***** Listing

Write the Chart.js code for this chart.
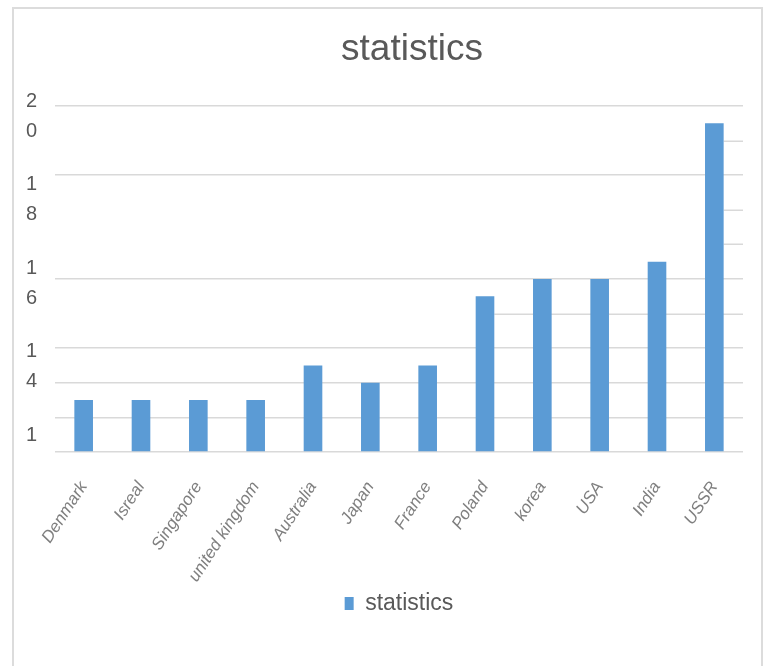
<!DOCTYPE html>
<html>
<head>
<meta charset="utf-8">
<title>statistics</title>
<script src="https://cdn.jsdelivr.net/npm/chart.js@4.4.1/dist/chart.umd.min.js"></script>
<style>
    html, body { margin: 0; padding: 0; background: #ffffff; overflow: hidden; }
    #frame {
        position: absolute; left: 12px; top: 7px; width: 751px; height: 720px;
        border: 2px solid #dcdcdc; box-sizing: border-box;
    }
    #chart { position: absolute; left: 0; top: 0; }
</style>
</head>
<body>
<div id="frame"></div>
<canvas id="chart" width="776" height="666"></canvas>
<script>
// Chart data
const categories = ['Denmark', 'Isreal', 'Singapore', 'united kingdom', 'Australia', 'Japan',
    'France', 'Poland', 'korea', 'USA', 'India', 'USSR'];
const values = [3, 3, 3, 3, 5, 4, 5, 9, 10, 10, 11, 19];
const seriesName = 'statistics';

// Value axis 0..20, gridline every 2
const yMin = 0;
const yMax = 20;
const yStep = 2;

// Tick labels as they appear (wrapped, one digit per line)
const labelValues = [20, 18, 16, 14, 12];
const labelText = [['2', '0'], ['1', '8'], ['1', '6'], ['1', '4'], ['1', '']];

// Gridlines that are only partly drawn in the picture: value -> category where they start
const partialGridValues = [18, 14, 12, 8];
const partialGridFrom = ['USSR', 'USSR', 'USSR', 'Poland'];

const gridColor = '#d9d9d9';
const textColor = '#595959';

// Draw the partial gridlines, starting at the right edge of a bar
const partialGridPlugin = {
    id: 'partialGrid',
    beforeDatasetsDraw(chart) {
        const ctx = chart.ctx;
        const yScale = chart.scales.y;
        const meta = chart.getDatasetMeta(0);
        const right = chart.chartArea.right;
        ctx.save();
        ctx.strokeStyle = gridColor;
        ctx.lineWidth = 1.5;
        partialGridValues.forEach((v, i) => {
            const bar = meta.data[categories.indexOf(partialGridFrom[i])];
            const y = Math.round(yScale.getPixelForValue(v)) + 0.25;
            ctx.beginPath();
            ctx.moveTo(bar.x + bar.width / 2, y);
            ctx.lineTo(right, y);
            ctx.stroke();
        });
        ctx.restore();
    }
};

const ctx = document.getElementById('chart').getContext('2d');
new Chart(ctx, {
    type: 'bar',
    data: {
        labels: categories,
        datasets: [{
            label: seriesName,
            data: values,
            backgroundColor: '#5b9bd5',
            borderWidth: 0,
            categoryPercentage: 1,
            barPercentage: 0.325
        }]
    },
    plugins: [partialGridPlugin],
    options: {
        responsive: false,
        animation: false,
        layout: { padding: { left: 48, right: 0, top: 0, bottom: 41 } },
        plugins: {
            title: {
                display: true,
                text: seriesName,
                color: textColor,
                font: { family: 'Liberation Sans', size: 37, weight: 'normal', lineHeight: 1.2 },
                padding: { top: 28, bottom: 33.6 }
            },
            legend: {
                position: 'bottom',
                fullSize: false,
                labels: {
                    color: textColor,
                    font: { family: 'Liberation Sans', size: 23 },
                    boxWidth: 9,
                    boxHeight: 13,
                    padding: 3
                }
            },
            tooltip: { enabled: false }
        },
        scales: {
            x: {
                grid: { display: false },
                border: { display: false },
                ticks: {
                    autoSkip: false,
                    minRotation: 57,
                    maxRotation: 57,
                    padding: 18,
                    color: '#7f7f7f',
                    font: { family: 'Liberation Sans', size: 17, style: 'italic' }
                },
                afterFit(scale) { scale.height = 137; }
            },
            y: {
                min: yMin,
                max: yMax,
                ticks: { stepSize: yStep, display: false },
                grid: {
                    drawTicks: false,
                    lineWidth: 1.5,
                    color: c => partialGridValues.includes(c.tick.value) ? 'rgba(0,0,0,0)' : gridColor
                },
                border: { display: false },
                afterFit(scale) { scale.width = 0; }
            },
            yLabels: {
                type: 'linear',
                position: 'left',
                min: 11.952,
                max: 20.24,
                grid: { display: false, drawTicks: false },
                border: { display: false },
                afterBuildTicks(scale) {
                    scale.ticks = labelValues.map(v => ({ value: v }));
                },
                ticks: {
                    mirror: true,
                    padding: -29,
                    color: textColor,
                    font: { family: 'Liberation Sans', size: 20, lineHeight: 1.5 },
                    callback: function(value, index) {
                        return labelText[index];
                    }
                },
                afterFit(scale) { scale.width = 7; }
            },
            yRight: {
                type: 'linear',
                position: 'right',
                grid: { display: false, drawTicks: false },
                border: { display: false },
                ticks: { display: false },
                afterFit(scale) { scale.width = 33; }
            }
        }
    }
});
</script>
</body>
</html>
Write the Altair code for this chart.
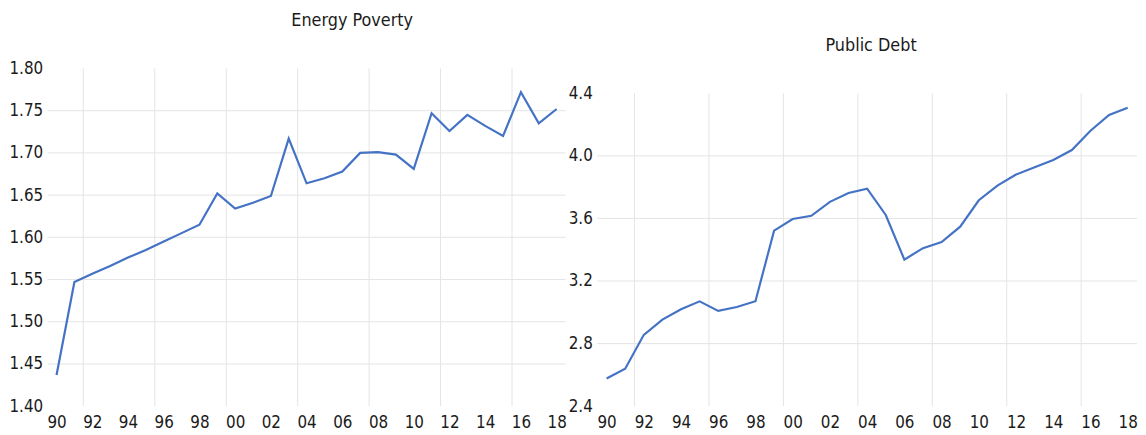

**********

▶ [Exercise details]: Restate word for word every line from the top of the entries above to the line with "['1', '6'], ['1', '4'], ['1', '']];", inclusive, and skip any pictures.

▶ [Response for this exercise]:
Write the Chart.js code for this chart.
<!DOCTYPE html>
<html>
<head>
<meta charset="utf-8">
<title>statistics</title>
<script src="https://cdn.jsdelivr.net/npm/chart.js@4.4.1/dist/chart.umd.min.js"></script>
<style>
    html, body { margin: 0; padding: 0; background: #ffffff; overflow: hidden; }
    #frame {
        position: absolute; left: 12px; top: 7px; width: 751px; height: 720px;
        border: 2px solid #dcdcdc; box-sizing: border-box;
    }
    #chart { position: absolute; left: 0; top: 0; }
</style>
</head>
<body>
<div id="frame"></div>
<canvas id="chart" width="776" height="666"></canvas>
<script>
// Chart data
const categories = ['Denmark', 'Isreal', 'Singapore', 'united kingdom', 'Australia', 'Japan',
    'France', 'Poland', 'korea', 'USA', 'India', 'USSR'];
const values = [3, 3, 3, 3, 5, 4, 5, 9, 10, 10, 11, 19];
const seriesName = 'statistics';

// Value axis 0..20, gridline every 2
const yMin = 0;
const yMax = 20;
const yStep = 2;

// Tick labels as they appear (wrapped, one digit per line)
const labelValues = [20, 18, 16, 14, 12];
const labelText = [['2', '0'], ['1', '8'], ['1', '6'], ['1', '4'], ['1', '']];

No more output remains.